O burro de Buridan

 

Na travessia da vida é fundamental tomar decisão ante um problema determinado, sob pena de se render ao medo da indecisão. No século XIV, na Idade Média, o padre secular e filósofo francês Jean Buridan, usando o conceito de livre arbítrio o exemplificou na lenda “O Burro de Buridan”. Nela um asno faminto e sedento de sede foi colocado diante de um monte de aveia e um balde de água. O animal olhava os dois e não sabia se matava primeiro a fome ou saciava a sede. O tempo passando, o animal escoiceando o ar, acelerava o seu batimento cardíaco. Após horas de indecisão e não sabendo o que escolher o burro morreu de fome e sede.

 

Adaptando a lenda à realidade política brasileira a semelhança é enorme. A indecisão do poder legislativo em avançar nas reformas estruturais, que são imperativas para a modernização do Estado, é um exemplo acabado. De um lado, o populismo demagógico e clientelista, e do outro, a ignorância sobre as grandes questões que impedem a adoção de políticas públicas inclusivas.
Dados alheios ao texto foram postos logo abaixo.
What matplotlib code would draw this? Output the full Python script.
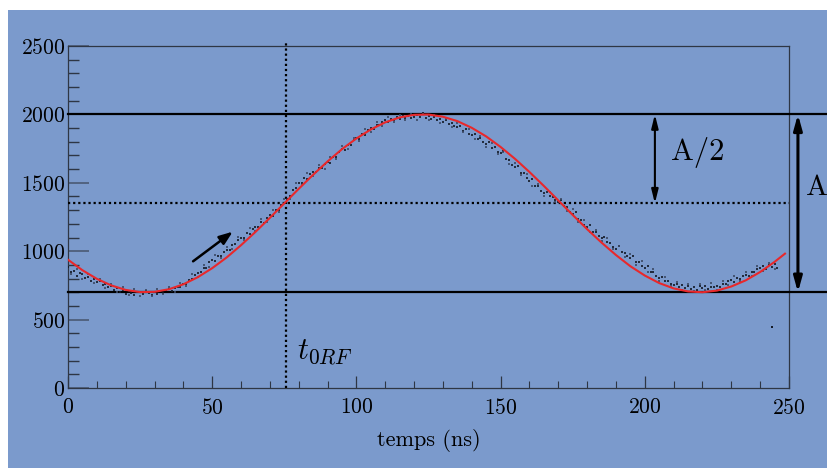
import matplotlib
matplotlib.use("Agg")
import matplotlib.pyplot as plt
from matplotlib.patches import Rectangle
import numpy as np

plt.rcParams["font.family"] = ["cmr10", "DejaVu Serif"]
plt.rcParams["mathtext.fontset"] = "cm"
plt.rcParams["axes.formatter.use_mathtext"] = True

signal = [
    885, 850, 855, 822, 840, 830, 805, 815, 780, 795,
    772, 785, 750, 760, 738, 745, 718, 730, 705, 715,
    690, 712, 695, 683, 705, 700, 685, 708, 692, 680,
    705, 690, 712, 698, 715, 722, 712, 730, 741, 735,
    760, 758, 790, 795, 825, 842, 845, 880, 880, 918,
    935, 932, 968, 965, 995, 1012, 1010, 1045, 1050, 1082,
    1100, 1095, 1132, 1128, 1160, 1178, 1175, 1210, 1208, 1245,
    1262, 1260, 1298, 1300, 1335, 1350, 1385, 1400, 1445, 1465,
    1500, 1495, 1535, 1530, 1565, 1582, 1578, 1610, 1605, 1638,
    1650, 1648, 1690, 1688, 1728, 1745, 1742, 1778, 1775, 1810,
    1825, 1820, 1856, 1852, 1885, 1898, 1895, 1925, 1920, 1948,
    1958, 1945, 1970, 1960, 1980, 1968, 1985, 1975, 1990, 1972,
    1978, 1992, 1980, 2010, 1975, 1990, 1970, 1980, 1958, 1968,
    1948, 1960, 1930, 1940, 1915, 1905, 1915, 1880, 1890, 1860,
    1848, 1860, 1820, 1828, 1795, 1782, 1795, 1755, 1760, 1728,
    1715, 1730, 1675, 1670, 1632, 1612, 1625, 1575, 1570, 1532,
    1515, 1528, 1480, 1475, 1440, 1425, 1435, 1400, 1398, 1375,
    1362, 1375, 1330, 1325, 1290, 1272, 1285, 1235, 1228, 1192,
    1175, 1188, 1142, 1140, 1108, 1095, 1105, 1065, 1062, 1032,
    1018, 1035, 992, 990, 962, 948, 962, 920, 918, 892,
    878, 895, 850, 845, 818, 805, 815, 782, 785, 760,
    750, 762, 740, 752, 728, 742, 725, 738, 720, 745,
    730, 748, 722, 740, 735, 745, 738, 762, 758, 780,
    790, 778, 805, 800, 820, 828, 822, 850, 845, 872,
    880, 895, 870, 900, 885, 905, 880,
]
signal_t = list(range(len(signal)))

# second pass of samples, every 2 ns starting at 1 ns
signal_b = [
    835, 872, 800, 835, 765, 800, 728, 762, 700, 735,
    680, 722, 672, 718, 675, 722, 684, 735, 705, 770,
    745, 830, 808, 900, 885, 972, 948, 1032, 1015, 1105,
    1082, 1168, 1145, 1232, 1212, 1302, 1288, 1378, 1385, 1495,
    1482, 1572, 1548, 1632, 1602, 1692, 1675, 1768, 1745, 1830,
    1808, 1890, 1870, 1942, 1918, 1978, 1945, 1998, 1958, 2002,
    1962, 2004, 1962, 1995, 1938, 1970, 1908, 1940, 1868, 1892,
    1818, 1842, 1765, 1788, 1710, 1728, 1638, 1648, 1555, 1565,
    1478, 1492, 1405, 1432, 1358, 1378, 1292, 1305, 1215, 1225,
    1140, 1158, 1075, 1095, 1015, 1038, 958, 982, 902, 925,
    845, 868, 785, 815, 745, 778, 720, 762, 712, 760,
    715, 765, 718, 785, 752, 818, 782, 848, 818, 890,
    855, 912, 868,
]
signal_b_t = list(range(1, 2 * len(signal_b), 2))

outlier_t = [244]
outlier_v = [445]

# fitted sine, sampled every 5 ns
fit_t = [0, 5, 10, 15, 20, 25, 30, 35, 40, 45, 50, 55, 60, 65, 70, 75, 80,
         85, 90, 95, 100, 105, 110, 115, 120, 125, 130, 135, 140, 145, 150,
         155, 160, 165, 170, 175, 180, 185, 190, 195, 200, 205, 210, 215,
         220, 225, 230, 235, 240, 245, 248.6]
fit_v = [938, 861, 798, 750, 717, 701, 703, 722, 758, 810, 876, 954, 1044,
         1141, 1244, 1350, 1456, 1559, 1656, 1746, 1824, 1890, 1942, 1978,
         1997, 1999, 1983, 1951, 1902, 1839, 1762, 1675, 1579, 1477, 1371,
         1265, 1161, 1063, 972, 890, 822, 767, 728, 706, 700, 712, 742, 787,
         848, 922, 982]

v_max = 2000
v_min = 700
v_mid = 1350
t0_rf = 75.6

blue = "#7b9acc"

fig = plt.figure(figsize=(8.27, 4.68), dpi=100)
fig.patch.set_facecolor("white")
fig.patches.append(Rectangle((8 / 827, 0), 1, 1 - 10 / 468, transform=fig.transFigure,
                             facecolor=blue, edgecolor="none", zorder=-10))

ax = fig.add_axes([68 / 827, 1 - 388 / 468, (789 - 68) / 827, (388 - 46) / 468])
ax.set_facecolor("none")
ax.set_xlim(0, 250)
ax.set_ylim(0, 2500)

spine_col = "#2e3644"
for s in ax.spines.values():
    s.set_color(spine_col)
    s.set_linewidth(0.9)

ax.set_xticks([0, 50, 100, 150, 200, 250])
ax.set_xticks(np.arange(0, 251, 10), minor=True)
ax.set_yticks([0, 500, 1000, 1500, 2000, 2500])
ax.set_yticks(np.arange(0, 2501, 100), minor=True)
ax.tick_params(axis="x", which="major", direction="in", length=9, width=0.9,
               color=spine_col, labelsize=15.5, pad=7)
ax.tick_params(axis="x", which="minor", direction="in", length=5, width=0.8,
               color=spine_col)
ax.tick_params(axis="y", which="major", direction="in", length=15, width=1.2,
               color="#4a5a74", labelsize=15.5, pad=2)
ax.tick_params(axis="y", which="minor", direction="in", length=8, width=1.0,
               color="#2e3644")
ax.set_xlabel("temps (ns)", fontsize=16, labelpad=8)

# reference lines
ax.plot([0, 265], [v_max, v_max], color="black", lw=1.6, clip_on=False, zorder=3)
ax.plot([0, 265], [v_min, v_min], color="black", lw=1.6, clip_on=False, zorder=3)
ax.plot([0, 250], [v_mid, v_mid], color="black", lw=1.6, ls=(0, (1, 1.3)), zorder=3)
ax.plot([t0_rf, t0_rf], [0, 2530], color="black", lw=1.6, ls=(0, (1, 1.3)),
        clip_on=False, zorder=3)

# data + fit
ax.plot(signal_t, signal, ls="none", marker="s", ms=1.5, mew=0,
        color="#141a26", alpha=0.85, zorder=4)
ax.plot(signal_b_t, signal_b, ls="none", marker="s", ms=1.5, mew=0,
        color="#3c4a66", alpha=0.85, zorder=4)
ax.plot(outlier_t, outlier_v, ls="none", marker="s", ms=1.5, mew=0,
        color="#141a26", zorder=4)
ax.plot(fit_t, fit_v, color="#e8282b", lw=1.5, zorder=5)

# annotations
ax.annotate("", xy=(57.9, 1155), xytext=(42.6, 914),
            arrowprops=dict(arrowstyle="-|>,head_length=0.8,head_width=0.3",
                            color="black", lw=1.8))
ax.annotate("", xy=(203.5, v_max), xytext=(203.5, v_mid),
            arrowprops=dict(arrowstyle="<|-|>,head_length=0.8,head_width=0.2",
                            color="black", lw=1.5, shrinkA=0, shrinkB=0))
ax.text(209, 1720, "A/2", fontsize=22, va="center", ha="left")
ax.annotate("", xy=(253.1, v_max), xytext=(253.1, v_min),
            arrowprops=dict(arrowstyle="<|-|>,head_length=0.9,head_width=0.25",
                            color="black", lw=2.2, shrinkA=0, shrinkB=0),
            annotation_clip=False)
ax.text(256.0, 1460, "A", fontsize=21, va="center", ha="left", clip_on=False)
ax.text(79.5, 262, r"$t_{0RF}$", fontsize=22, va="center", ha="left")

fig.savefig("out.png", dpi=100, facecolor=fig.get_facecolor())
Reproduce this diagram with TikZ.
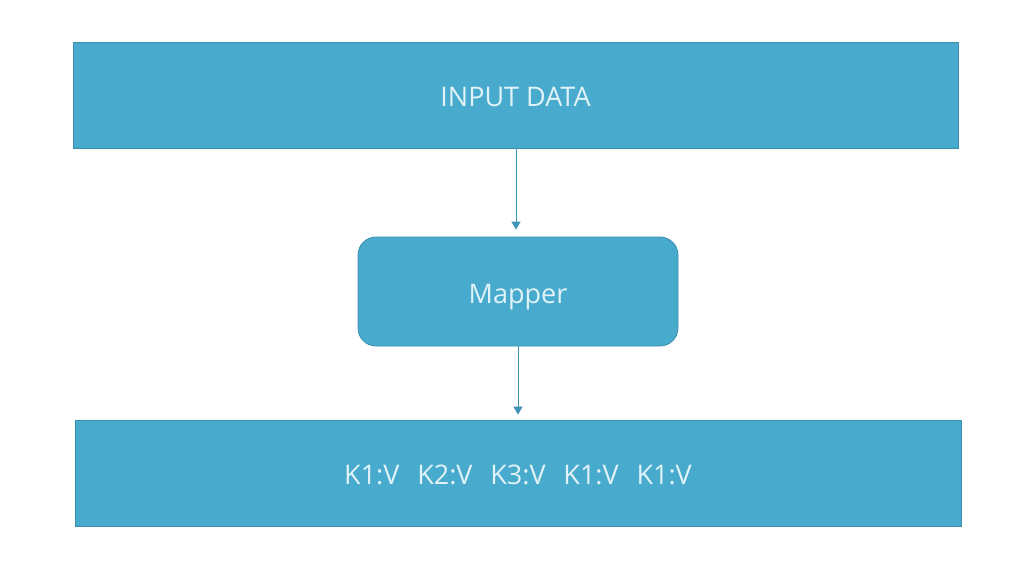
\documentclass[tikz,border=0pt]{standalone}
\usepackage{fontspec}
\setmainfont{Open Sans}
\usepackage{tikz}
\usetikzlibrary{arrows.meta}
\definecolor{boxblue}{RGB}{72,170,204}
\definecolor{edgeblue}{RGB}{58,143,175}
\definecolor{textwhite}{RGB}{225,243,248}
\tikzset{
  bar/.style={draw=edgeblue, line width=0.8, fill=boxblue, text=textwhite,
    minimum height=106, inner sep=0, text height=19.5, text depth=0,
    font=\fontsize{27}{32}\selectfont},
  flow/.style={draw=edgeblue!80!boxblue, line width=1, -{Triangle[length=8,width=9]}}
}
\begin{document}
\begin{tikzpicture}[x=1pt,y=-1pt]
\useasboundingbox (0,0) rectangle (1023,566);
\node[bar, minimum width=885] (input) at (515.5,95) {\raisebox{-2pt}{INPUT DATA}};
\node[bar, minimum width=320, minimum height=109, rounded corners=18] (mapper) at (518,291.5) {\raisebox{-2.5pt}{Mapper}};
\node[bar, minimum width=886] (output) at (518,473) {\raisebox{-1.5pt}{K1:V\hspace{0.4em} K2:V\hspace{0.4em} K3:V\hspace{0.4em} K1:V\hspace{0.4em} K1:V}};
%Arrows
\draw[flow, shorten >=7] (input.south -| 516,0) -- (mapper.north -| 516,0);
\draw[flow, shorten >=5] (mapper.south) -- (output.north -| mapper.south);
\end{tikzpicture}
\end{document}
A racionalidade crítica fundamentada no diálogo sobre as grandes questões nacionais deveria envolver governo e oposição. Cada um defendendo com argumentos sérios as suas posições políticas, sem descaracterizar as suas identidades e princípios. É a essência do debate democrático, ausente na atual composição do Congresso Nacional.

 

E o mais grave: estão transformando o Supremo Tribunal Federal em extensão do legislativo. Quando vencida em votações nascidas de propostas do executivo, a oposição recorre ao poder judiciário. Esse passa a ser ativo protagonista da vida política nacional. Fato inédito nas sociedades democráticas e desenvolvidas, onde a corte Suprema é a guardiã da Constituição. E não protagonista do cotidiano político e partidário.

 

Retrata um Brasil arcaico e resistente à modernização ante uma sociedade desigual e profundamente injusta para a maioria da população. A origem está na perda de identidade e protagonismo das chamadas bancadas partidárias. Ex-ministro e parlamentar, tendo sido presidente do Superior Tribunal do Trabalho, o estimado amigo Almir Pazzianotto, definiu com precisão essa realidade: “O que temos no Poder Legislativo é a presença de bancadas evangélicas, da bancada ruralista, de sindicalistas, de políticos profissionais e da maioria fisiológica na busca imoral de nomeações para ministérios, de dinheiro e de empregos.”

 

O diretor da Escola de Economia da Fundação Getúlio Vargas, em São Paulo, professor Yoshiaki Nakano, é incisivo no diagnóstico: “O Congresso Nacional prefere ficar numa posição de cobrar e criticar o Executivo do que assumir as responsabilidades propondo projetos e programas para o país. Está associado ao fato de não existirem no Brasil verdadeiros partidos políticos programáticos. Os partidos são oligárquicos, com donos,  um amontoado de oportunistas de interesses particulares;  não se organizam em torno de ideias e propostas políticas. Os seus líderes políticos são clientelistas e não passam de despachantes ou representantes de grupos de interesses específicos, normalmente as minorias, que são mais bem organizadas.”

 

Os dois autores deixam claro que a defesa dos interesses corporativistas, ao invés do interesse público e dos valores da cidadania, tem prevalência na estrutura parlamentar e política no Brasil. Resta indagar: até quando o futuro do Brasil estará sendo obstado pela irresponsabilidade pública dos seus representantes políticos?

 

Hélio Duque 

É doutor em Ciências, área econômica, pela Universidade Estadual Paulista (UNESP). Foi Deputado Federal (1978-1991). É autor de vários livros sobre a economia brasileira.